Document Type

Article

Publication Date

Fall 11-11-2024

Abstract

Purpose

The Belt and Road Initiative (BRI) was launched in 2013 and implemented the following year, marking 11 years since its inception. During this time, numerous research papers have been published that analyse the initiative’s objectives, targets and potential outcomes. This study aims to assess India’s resilience in joining the BRI by examining its net foreign direct investment (FDI) compared to a counterfactual scenario involving participation in the initiative.

Design/methodology/approach

The synthetic control method (SCM) will be used using a panel of 27 countries from 1990 to 2021.

Findings

The findings reveal that India’s FDI trajectory has decreased compared to that of synthetic India constructed from BRI member countries.
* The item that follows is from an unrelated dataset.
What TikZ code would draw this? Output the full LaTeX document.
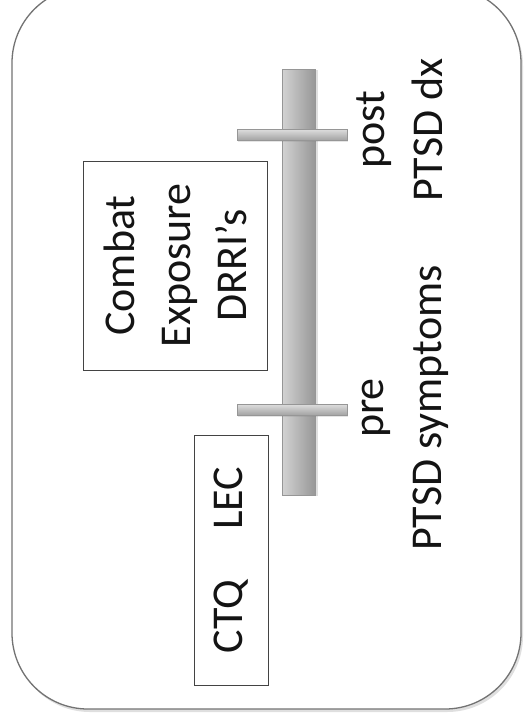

Research limitations/implications

This research outcome can assist India and other nations that are contemplating joining the BRI to systematically evaluate the potential political and economic risks and benefits associated with the initiative. This evaluation can guide individual decision-making processes regarding the BRI on a case-by-case basis and with other outcomes that are deemed viable to each country.

Originality/value

This research is distinct from other studies because it uses a novel SCM analysis, which is a quasi-experimental technique that assesses actual outcomes rather than predicting them, as in conventional regression models. In addition, previous research has primarily focused on the political aspects of the initiative; however this study focuses on the economic aspect of the BRI by evaluating its impact on FDI.